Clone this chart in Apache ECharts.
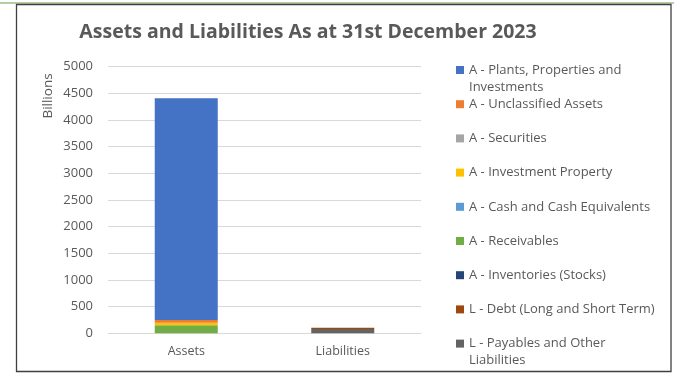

--

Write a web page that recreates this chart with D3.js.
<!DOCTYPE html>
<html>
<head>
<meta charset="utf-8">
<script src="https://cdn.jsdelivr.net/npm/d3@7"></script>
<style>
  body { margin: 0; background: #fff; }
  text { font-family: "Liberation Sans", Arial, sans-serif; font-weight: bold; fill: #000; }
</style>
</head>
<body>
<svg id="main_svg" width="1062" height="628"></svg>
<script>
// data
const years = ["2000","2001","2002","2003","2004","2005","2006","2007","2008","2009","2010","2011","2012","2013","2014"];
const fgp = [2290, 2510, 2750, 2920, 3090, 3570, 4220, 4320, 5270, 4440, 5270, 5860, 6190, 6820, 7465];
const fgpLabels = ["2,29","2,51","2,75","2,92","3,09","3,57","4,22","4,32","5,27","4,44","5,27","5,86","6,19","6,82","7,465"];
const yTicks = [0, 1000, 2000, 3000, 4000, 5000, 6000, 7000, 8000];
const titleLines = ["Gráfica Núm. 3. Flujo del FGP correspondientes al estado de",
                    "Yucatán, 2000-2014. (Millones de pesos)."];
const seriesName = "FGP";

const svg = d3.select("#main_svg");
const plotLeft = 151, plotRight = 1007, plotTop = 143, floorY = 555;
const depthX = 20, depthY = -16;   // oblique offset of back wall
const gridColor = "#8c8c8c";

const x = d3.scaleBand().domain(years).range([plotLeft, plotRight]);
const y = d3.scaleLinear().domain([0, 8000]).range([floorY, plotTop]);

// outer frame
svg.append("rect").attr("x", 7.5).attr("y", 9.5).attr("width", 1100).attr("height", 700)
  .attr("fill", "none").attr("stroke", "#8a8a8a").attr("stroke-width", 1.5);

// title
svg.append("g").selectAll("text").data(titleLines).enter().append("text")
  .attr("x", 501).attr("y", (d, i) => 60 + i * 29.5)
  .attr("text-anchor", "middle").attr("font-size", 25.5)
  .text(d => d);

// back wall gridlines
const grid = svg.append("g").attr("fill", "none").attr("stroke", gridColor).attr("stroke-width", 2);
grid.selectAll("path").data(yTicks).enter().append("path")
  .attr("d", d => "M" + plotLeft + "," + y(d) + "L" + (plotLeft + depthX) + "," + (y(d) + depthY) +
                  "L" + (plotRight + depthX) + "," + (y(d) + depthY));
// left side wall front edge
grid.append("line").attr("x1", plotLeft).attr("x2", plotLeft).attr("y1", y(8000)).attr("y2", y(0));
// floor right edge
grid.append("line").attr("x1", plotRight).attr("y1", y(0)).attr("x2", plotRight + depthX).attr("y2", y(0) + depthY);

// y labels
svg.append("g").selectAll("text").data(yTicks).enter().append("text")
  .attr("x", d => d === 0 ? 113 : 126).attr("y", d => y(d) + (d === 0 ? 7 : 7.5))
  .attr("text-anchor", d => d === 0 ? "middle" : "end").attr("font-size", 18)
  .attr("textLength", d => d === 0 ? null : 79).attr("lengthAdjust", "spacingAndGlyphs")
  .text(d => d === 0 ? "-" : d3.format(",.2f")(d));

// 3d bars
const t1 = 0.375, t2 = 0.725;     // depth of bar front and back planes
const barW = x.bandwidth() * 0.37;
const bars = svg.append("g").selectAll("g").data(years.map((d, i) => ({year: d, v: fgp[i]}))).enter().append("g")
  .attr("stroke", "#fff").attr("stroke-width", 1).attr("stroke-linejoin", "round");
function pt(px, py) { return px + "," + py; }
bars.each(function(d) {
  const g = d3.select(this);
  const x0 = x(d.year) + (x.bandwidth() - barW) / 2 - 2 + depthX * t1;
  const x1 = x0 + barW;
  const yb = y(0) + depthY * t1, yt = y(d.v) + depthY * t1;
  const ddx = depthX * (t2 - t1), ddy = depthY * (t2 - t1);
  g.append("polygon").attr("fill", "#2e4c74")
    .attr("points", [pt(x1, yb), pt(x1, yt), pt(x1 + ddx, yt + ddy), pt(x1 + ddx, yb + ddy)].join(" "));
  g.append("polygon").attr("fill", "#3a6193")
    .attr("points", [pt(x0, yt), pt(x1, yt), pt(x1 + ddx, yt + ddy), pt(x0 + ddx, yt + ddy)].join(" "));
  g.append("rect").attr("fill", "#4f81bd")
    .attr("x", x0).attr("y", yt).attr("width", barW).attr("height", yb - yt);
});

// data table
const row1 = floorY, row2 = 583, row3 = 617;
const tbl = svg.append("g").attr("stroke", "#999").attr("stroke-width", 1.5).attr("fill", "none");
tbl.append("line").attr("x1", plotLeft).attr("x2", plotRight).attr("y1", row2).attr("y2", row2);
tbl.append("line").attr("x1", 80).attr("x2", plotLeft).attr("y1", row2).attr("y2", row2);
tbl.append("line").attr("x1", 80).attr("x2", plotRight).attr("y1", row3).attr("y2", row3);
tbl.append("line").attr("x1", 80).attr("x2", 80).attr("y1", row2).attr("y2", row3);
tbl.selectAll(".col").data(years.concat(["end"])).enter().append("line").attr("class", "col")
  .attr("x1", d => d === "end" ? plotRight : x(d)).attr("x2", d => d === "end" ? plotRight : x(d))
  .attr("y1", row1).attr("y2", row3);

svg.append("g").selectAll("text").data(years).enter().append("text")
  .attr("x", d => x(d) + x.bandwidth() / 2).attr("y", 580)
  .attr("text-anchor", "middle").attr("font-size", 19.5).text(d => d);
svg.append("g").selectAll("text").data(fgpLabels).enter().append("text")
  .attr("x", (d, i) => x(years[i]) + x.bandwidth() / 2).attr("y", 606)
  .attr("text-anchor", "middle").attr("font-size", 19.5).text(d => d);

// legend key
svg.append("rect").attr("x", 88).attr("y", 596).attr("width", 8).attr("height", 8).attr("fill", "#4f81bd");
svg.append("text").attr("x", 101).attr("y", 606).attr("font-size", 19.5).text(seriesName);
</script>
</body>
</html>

--

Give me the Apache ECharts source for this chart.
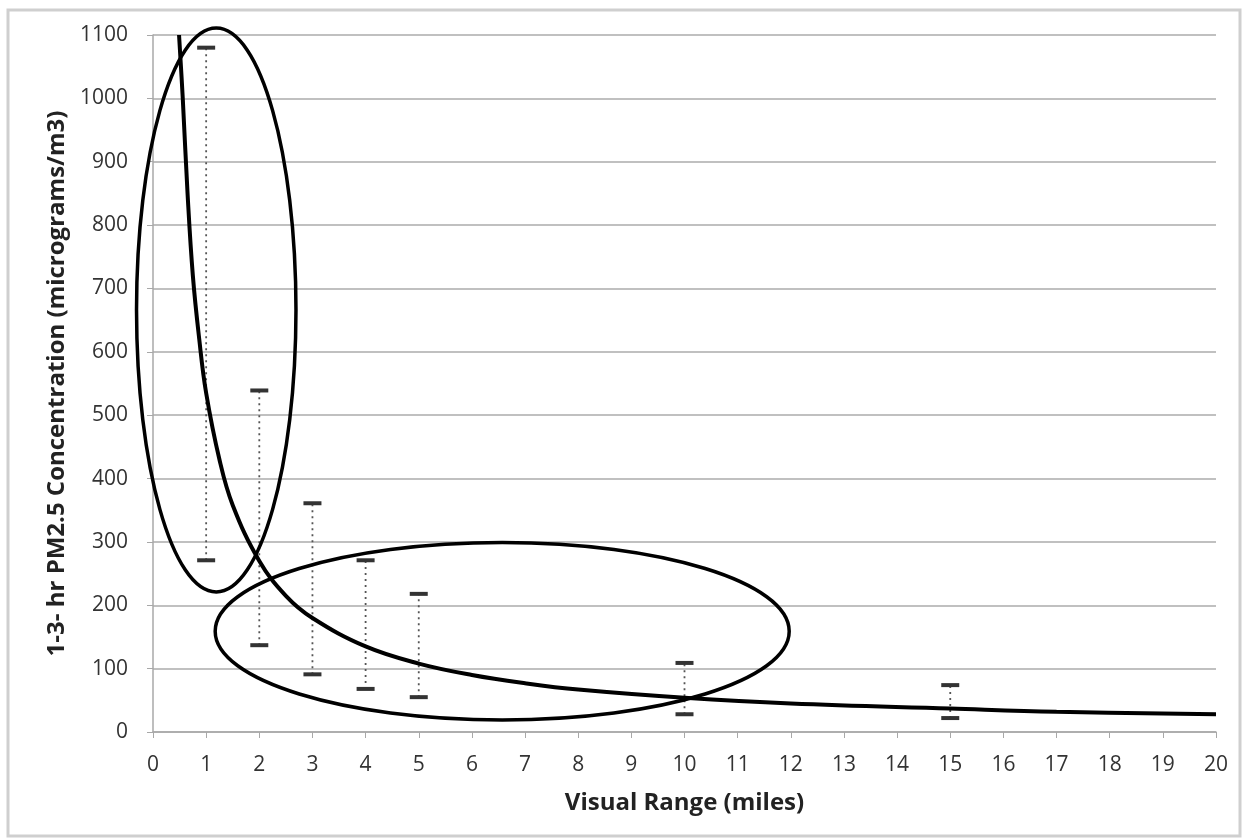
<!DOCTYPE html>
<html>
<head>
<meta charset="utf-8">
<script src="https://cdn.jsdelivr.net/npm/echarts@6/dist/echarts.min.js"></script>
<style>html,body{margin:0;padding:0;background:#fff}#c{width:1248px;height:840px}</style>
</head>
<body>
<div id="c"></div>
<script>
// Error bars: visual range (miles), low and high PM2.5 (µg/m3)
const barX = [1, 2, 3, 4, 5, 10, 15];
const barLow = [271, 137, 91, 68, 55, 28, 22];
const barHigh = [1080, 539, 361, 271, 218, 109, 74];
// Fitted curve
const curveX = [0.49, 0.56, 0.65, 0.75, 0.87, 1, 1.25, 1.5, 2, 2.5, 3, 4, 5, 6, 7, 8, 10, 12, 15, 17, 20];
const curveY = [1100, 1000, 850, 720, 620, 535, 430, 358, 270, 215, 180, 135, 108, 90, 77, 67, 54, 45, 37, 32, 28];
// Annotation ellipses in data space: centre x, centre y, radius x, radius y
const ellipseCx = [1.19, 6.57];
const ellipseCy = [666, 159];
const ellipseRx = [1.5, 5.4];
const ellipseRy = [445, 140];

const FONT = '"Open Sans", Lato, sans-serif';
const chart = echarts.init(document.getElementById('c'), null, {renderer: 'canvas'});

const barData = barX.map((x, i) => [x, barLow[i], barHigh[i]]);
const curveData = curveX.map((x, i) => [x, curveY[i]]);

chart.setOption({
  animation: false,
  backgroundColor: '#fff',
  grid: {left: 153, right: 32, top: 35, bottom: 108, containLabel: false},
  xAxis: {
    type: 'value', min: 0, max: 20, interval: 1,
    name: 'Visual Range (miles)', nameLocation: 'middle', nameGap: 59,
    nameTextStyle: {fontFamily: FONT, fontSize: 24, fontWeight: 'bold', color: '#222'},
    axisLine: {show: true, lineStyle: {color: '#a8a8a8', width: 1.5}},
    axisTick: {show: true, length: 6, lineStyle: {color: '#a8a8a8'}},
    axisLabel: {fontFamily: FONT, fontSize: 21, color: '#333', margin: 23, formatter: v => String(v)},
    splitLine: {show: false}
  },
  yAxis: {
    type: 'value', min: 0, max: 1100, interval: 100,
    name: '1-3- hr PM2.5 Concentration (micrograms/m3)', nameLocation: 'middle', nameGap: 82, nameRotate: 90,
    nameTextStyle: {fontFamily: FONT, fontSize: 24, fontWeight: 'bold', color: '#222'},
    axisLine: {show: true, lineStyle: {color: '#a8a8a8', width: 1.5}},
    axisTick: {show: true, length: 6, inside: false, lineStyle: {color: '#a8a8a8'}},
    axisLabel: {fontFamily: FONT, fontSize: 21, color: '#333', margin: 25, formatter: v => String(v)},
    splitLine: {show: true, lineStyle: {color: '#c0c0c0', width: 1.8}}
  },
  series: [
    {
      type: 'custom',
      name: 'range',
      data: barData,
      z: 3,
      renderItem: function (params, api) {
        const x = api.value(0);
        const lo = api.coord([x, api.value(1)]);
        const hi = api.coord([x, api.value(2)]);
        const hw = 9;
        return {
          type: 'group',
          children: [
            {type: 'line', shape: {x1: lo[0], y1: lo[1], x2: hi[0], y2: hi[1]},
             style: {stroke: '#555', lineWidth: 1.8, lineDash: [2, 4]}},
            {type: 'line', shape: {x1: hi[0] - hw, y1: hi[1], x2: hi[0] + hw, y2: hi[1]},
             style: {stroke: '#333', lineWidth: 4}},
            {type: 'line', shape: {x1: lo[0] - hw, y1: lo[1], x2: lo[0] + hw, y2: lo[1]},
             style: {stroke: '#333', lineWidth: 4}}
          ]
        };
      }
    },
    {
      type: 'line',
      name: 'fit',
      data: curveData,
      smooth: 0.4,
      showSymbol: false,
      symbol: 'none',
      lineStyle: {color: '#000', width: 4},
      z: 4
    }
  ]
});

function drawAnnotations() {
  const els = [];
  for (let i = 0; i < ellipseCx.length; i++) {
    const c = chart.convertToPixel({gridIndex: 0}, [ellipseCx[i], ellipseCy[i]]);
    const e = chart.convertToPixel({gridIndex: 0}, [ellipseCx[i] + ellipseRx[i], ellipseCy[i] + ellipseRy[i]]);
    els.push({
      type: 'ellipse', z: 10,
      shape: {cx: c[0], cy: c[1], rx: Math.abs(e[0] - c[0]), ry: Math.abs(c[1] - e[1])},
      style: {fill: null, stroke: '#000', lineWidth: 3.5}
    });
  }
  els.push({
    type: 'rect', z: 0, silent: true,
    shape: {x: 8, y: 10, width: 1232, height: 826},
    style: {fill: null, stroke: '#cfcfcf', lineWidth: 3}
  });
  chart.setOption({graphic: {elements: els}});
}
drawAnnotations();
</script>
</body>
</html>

--

- [Task to complete]: Copy out every line of the listing that contains the string "Apache".

- [Answer to this problem]:
Clone this chart in Apache ECharts.
Give me the Apache ECharts source for this chart.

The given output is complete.